As regards the other charges, the CCI prima facie observed that there appears to be an exclusive partnership between smartphone manufacturers and the two e-commerce platforms for exclusive launch of smartphone brands. In this light, it was held,
“Thus, exclusive launch coupled with preferential treatment to a few sellers and the discounting practices create an ecosystem that may lead to an appreciable adverse effect on competition.”
The Commission further noted that certain smartphone brands/models are available at significantly discounted prices on these platforms and are sold largely through the sellers identified by the informant as the platforms’ preferred sellers.

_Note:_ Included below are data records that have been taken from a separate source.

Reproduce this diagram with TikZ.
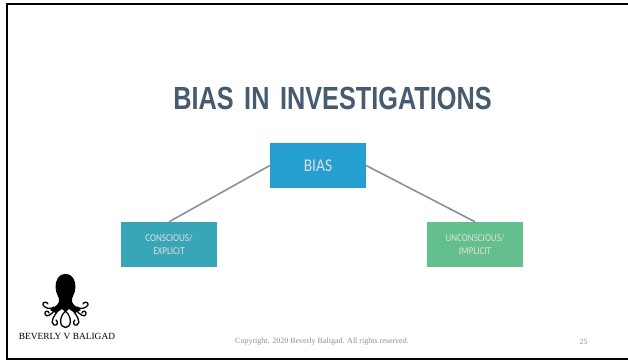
\documentclass[tikz,border=0pt]{standalone}
\usepackage{fontspec}
\setmainfont{Carlito}
\newfontfamily\titlefont[FakeStretch=0.79,WordSpace=1.5]{Liberation Sans}
\newfontfamily\boxfont[FakeStretch=0.86]{Carlito}
\newfontfamily\logofont{Liberation Serif}
\usetikzlibrary{positioning}
\definecolor{biasblue}{HTML}{259ED0}
\definecolor{tealbox}{HTML}{38A6B6}
\definecolor{greenbox}{HTML}{63BF8B}
\definecolor{linkgrey}{HTML}{8590A2}
\definecolor{titlegrey}{HTML}{465A70}
\definecolor{footgrey}{HTML}{8F8F8F}
\tikzset{
    catbox/.style={minimum width=96pt, minimum height=45pt, inner sep=0pt, align=center, text=white!88!black, font=\boxfont\fontsize{10.5}{13.5}\selectfont},
    link/.style={draw=linkgrey, line width=1.6pt},
    arm/.style={draw=black, line width=1.3pt, line cap=round}
}
\begin{document}
\begin{tikzpicture}[x=1pt, y=-1pt]
    \useasboundingbox (0,0) rectangle (628,360);
    % Slide frame
    \draw[line width=2pt] (628,4) -- (7,4) -- (7,358.5) -- (628,358.5);
    % Title
    \node (title) at (332.5,98) {\titlefont\fontsize{32}{36}\selectfont\bfseries\color{titlegrey}BIAS IN INVESTIGATIONS};
    % Boxes
    \node[catbox, fill=biasblue, font=\boxfont\fontsize{18}{20}\selectfont] (bias) at (318,165.5) {BIAS};
    \node[catbox, fill=tealbox] (conscious) at (169,244.5) {CONSCIOUS/\\EXPLICIT};
    \node[catbox, fill=greenbox] (unconscious) at (475,244.5) {UNCONSCIOUS/\\IMPLICIT};
    % Links
    \draw[link] (bias.west) -- (conscious.north);
    \draw[link] (bias.east) -- (unconscious.north);
    % Logo
    \fill (65.5,274) .. controls (58,274) and (55.5,281) .. (55.5,287) .. controls (55.5,294) and (60,297) .. (59,302)
        .. controls (57,306) and (53,308) .. (50,310) -- (56,313) -- (62,309) -- (65.5,312) -- (69,309) -- (75,313) -- (81,310)
        .. controls (78,308) and (74,306) .. (72,302) .. controls (71,297) and (75.5,294) .. (75.5,287) .. controls (75.5,281) and (73,274) .. (65.5,274) -- cycle;
    \draw[arm] (54,307) .. controls (50,310) and (45,308) .. (43,305) .. controls (42,302) and (47,301) .. (48,304);
    \draw[arm] (77,307) .. controls (81,310) and (86,308) .. (88,305) .. controls (89,302) and (84,301) .. (83,304);
    \draw[arm] (55,310) .. controls (51,315) and (46,318) .. (45,314) .. controls (44,311) and (49,310) .. (49,313);
    \draw[arm] (76,310) .. controls (80,315) and (85,318) .. (86,314) .. controls (87,311) and (82,310) .. (82,313);
    \draw[arm] (59,309) .. controls (55,315) and (49,322) .. (54,325) .. controls (57,326) and (59,322) .. (56,320);
    \draw[arm] (72,309) .. controls (76,315) and (82,322) .. (77,325) .. controls (74,326) and (72,322) .. (75,320);
    \draw[arm] (65.5,311) .. controls (58,318) and (60,327.5) .. (65.5,327.5) .. controls (71,327.5) and (73,318) .. (65.5,311);
    \node (logotext) at (67,336) {\logofont\fontsize{9.4}{11}\selectfont BEVERLY V BALIGAD};
    % Footer
    \node[text=footgrey] (copyright) at (322,342) {\logofont\fontsize{8}{10}\selectfont Copyright. 2020 Beverly Baligad. All rights reserved.};
    \node[text=footgrey] (pagenum) at (583.5,342) {\logofont\fontsize{8}{10}\selectfont 25};
\end{tikzpicture}
\end{document}
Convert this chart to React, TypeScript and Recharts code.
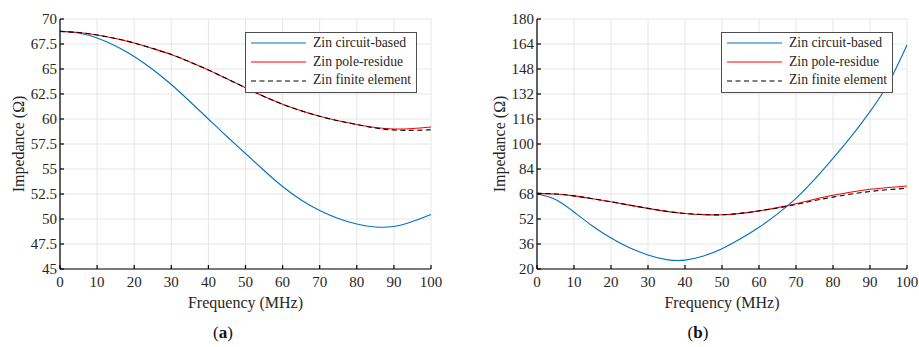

“Whether funding of discounts is an element of the exclusive tie-ups is a matter that merits investigation.”
Moreover, the CCI observed that the issue of preferential listing and exclusive arrangements were inter-connected. The fact that there was competition between the two platforms did not mitigate the potentially adverse effect on competition in the market, it was noted.
In light of these observations, the CCI ultimately held,
“Thus, the Commission observes that the exclusive arrangements between smartphone/mobile phone brands and e-commerce platform/select sellers selling exclusively on either of the platforms, as demonstrated in the information, coupled with the allegation of linkages between these preferred sellers and OPs alleged by the Informant merits an investigation. It needs to be investigated whether the alleged exclusive arrangements, deep-discounting and preferential listing by the OPs are being used as an exclusionary tactic to foreclose competition and are resulting in an appreciable adverse effect on competition contravening the provisions of Section 3 (1) read with Section 3(4) of the Act.”
Competition Commission of India
Therefore, the Commission held the prima facie view that an investigation into these issues by the Director General was required. The DG has been directed to complete the probe and submit its report within 60 days from the receipt of the order.
The informant association was represented by a team from Sarvada Legal.